The morning after Toxteth and Moss Side, the Daily Express front page asked its readers ‘HOW MUCH MORE MUST WE TAKE?’ This ‘we’ lends itself to easy caricature. It is ‘Outraged, Tunbridge Wells’ writ large, an army of indignant blue rinse. It is the passive ‘we’ of embattled parents, distributing blame to the ungrateful children with the aggrieved cry ‘What have we done to deserve this?’

In the wake of the riots, every newspaper seems to have its ‘we’. The Daily Mail’s poster, showing that chic woman of a certain age who is ‘Edinburgh every festival, United every season and the Daily Mail every day’, leaves no doubt whose indignant script its editor aspires to write. This chic woman is not so much spoken for as laid claim to, in the hope that real women will associate with the fantasy on offer on the hoardings. She stands for the ‘we’ whom the editor assumes will not guffaw when breakfasting over his 10 July headline, ‘EXTREMISTS’ MASTER PLAN FOR CHAOS’.

The Times leader of 10 July addresses an Englishman who it believes capable of occupying every discursive position at once:

Britain is a multi-racial society with a good deal of racial hatred, yet little is done to enable people to comprehend and combat the evil of racialism. It will not be resisted by preaching integration. That is a fallacy of the Sixties. It is unrealisable, it is questionable if it is desirable and it raises more fear and animosity than it dissipates with its overtones of inter-racial sex, marriage and a coffee-coloured Britain. Tolerance does not require that every Englishman should have a black man for his neighbour or that every Asian should forget his cultural identity. Instead we must acknowledge and understand the existence of social pluralism.

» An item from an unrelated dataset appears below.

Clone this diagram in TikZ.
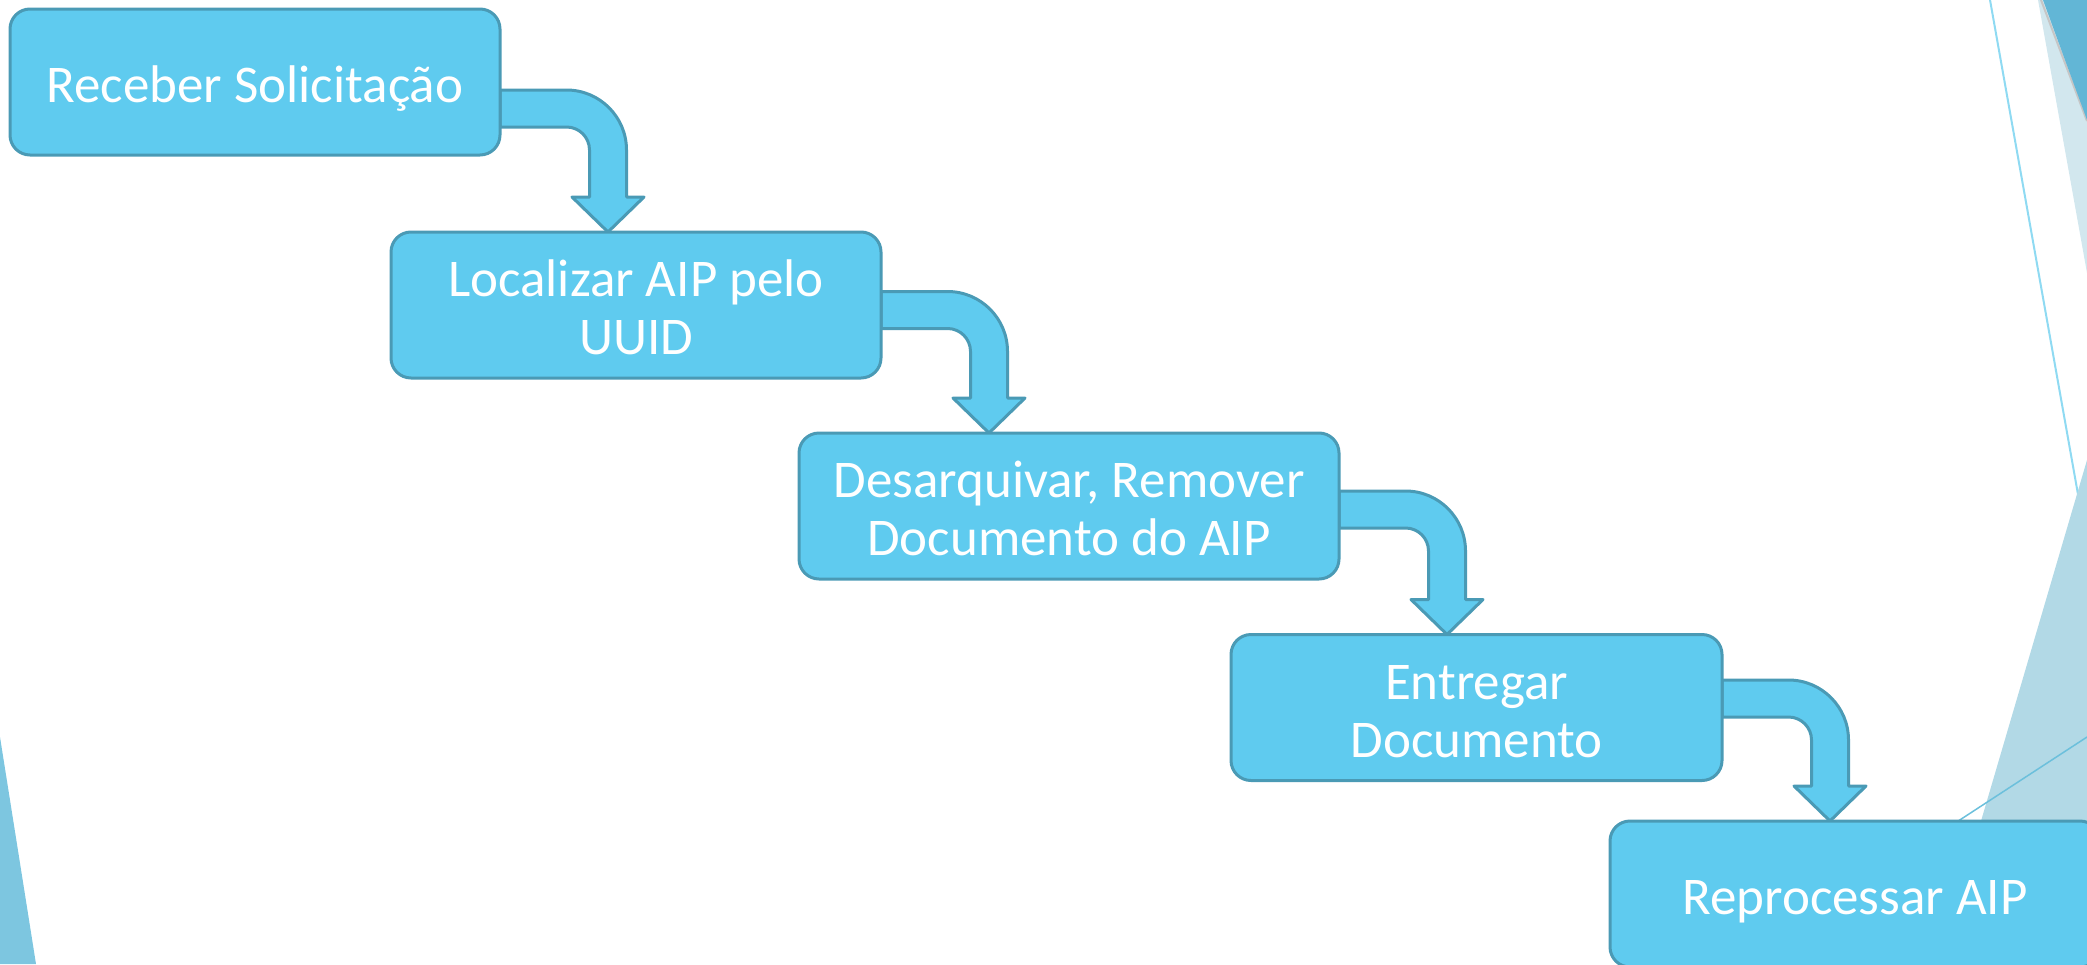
\documentclass[tikz,border=0pt]{standalone}
\usepackage{fontspec}
\setmainfont{Carlito}
\usetikzlibrary{calc}
\pgfdeclarelayer{deco}
\pgfdeclarelayer{conn}
\pgfsetlayers{deco,conn,main}
\definecolor{boxfill}{HTML}{5FCBEF}
\definecolor{boxline}{HTML}{4A9AB5}
\definecolor{decoDark}{HTML}{62B6D6}
\definecolor{decoPale}{HTML}{D2E7EE}
\definecolor{decoMid}{HTML}{B2D9E6}
\definecolor{decoLine}{HTML}{8FDAF2}
\definecolor{decoLineB}{HTML}{6CC0DC}
\definecolor{decoLeft}{HTML}{7DC6E0}
\tikzset{
  stepbox/.style={draw=boxline, fill=boxfill, line width=3pt, rounded corners=20pt,
    minimum height=146pt, outer sep=0pt, inner sep=0pt, text=white, align=center,
    font=\fontsize{53}{58}\selectfont},
  bentarrow/.style={draw=boxline, fill=boxfill, line width=3pt, line join=round},
}
\newcommand\steptext[1]{\raisebox{-9pt}[\height][\depth]{\begin{tabular}{@{}c@{}}#1\end{tabular}}}
\newcommand\bendconn[3]{%
  \draw[bentarrow] let \p1=(#1.east), \p2=(#2.north), \n1={\y1-(#3)} in
    (\x1,\n1) -- (\x1+108pt-41.5pt,\n1)
    arc[start angle=90,end angle=0,radius=60pt]
    -- (\x1+126.5pt,\y2+35pt) -- (\x1+144pt,\y2+35pt) -- (\x1+108pt,\y2)
    -- (\x1+72pt,\y2+35pt) -- (\x1+89.5pt,\y2+35pt) -- (\x1+89.5pt,\n1-60)
    arc[start angle=0,end angle=90,radius=23pt]
    -- (\x1,\n1-37) -- cycle;}
\begin{document}
\begin{tikzpicture}[x=1pt,y=1pt]
\useasboundingbox (0,0) rectangle (2087,-964);
% background decorations
\begin{pgfonlayer}{deco}
\fill[decoPale] (2038,0) -- (2087,0) -- (2087,-273) -- cycle;
\draw[gray!45, line width=2pt] (2041,0) -- (2087,-121);
\fill[decoDark] (2043,0) -- (2087,0) -- (2087,-120) -- cycle;
\draw[decoLine, line width=2pt] (1990,0) -- (2087,-545);
\fill[decoMid] (2087,-460) -- (1939,-964) -- (2087,-964) -- cycle;
\draw[decoLineB, line width=1.5pt] (2087,-737) -- (1880,-872);
\fill[decoLeft] (0,-737) -- (36,-964) -- (0,-964) -- cycle;
\end{pgfonlayer}
% steps
\node[stepbox, minimum width=490pt] (b1) at (255,-82) {\steptext{Receber Solicitação}};
\node[stepbox, minimum width=490pt] (b2) at (636,-305) {\steptext{Localizar AIP pelo\\UUID}};
\node[stepbox, minimum width=540pt] (b3) at (1069,-506) {\steptext{Desarquivar, Remover\\Documento do AIP}};
\node[stepbox, minimum width=491pt] (b4) at (1476.5,-707.5) {\steptext{Entregar\\Documento}};
\node[stepbox, minimum width=490pt] (b5) at (1855,-894) {\steptext{Reprocessar AIP}};
% connectors, behind the steps
\begin{pgfonlayer}{conn}
\bendconn{b1}{b2}{8}
\bendconn{b2}{b3}{-13.5}
\bendconn{b3}{b4}{-15}
\bendconn{b4}{b5}{-27.5}
\end{pgfonlayer}
\end{tikzpicture}
\end{document}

It is not surprising that the Times’s Englishman turns out not to include Asians or blacks. What is curious is the belief that it can be consistent to be against racism and against having black neighbours.

Even though most of the ‘We’s’ for whom the papers presume to speak turn out, on inspection, to be some fraction or other of the white ‘talking classes’, each ‘we’ is an imperialist, asserting its claim to be taken as the universal, the consensual ‘we’. Yet each ‘we’ can only be given an identity by specifying which groups it excludes, and which registers of fear, condescension and concern it employs when speaking of ‘them’. One ‘we’ can be identified by its use of the term ‘hooligan’, another by its penchant for the euphemism ‘New Commonwealth immigrant’. Discourse which employs code-words like these cannot be described as a collective attempt to see and understand, but rather as the rhetorical display of pre-given certainties. No wonder, then, that the discourse on riot has a ritualised familiarity to it.

The riots are the sort of social occasion which sets off intense competition among politicians and journalists to commandeer consensus. There are rewards for those who succeed in defining and then speaking for the largest ‘we’. At Westminster, a scattering of rhetorical gambits at the outset of the riots has been followed by convergence, as each side fights for the right to speak in the name of the narrow centre.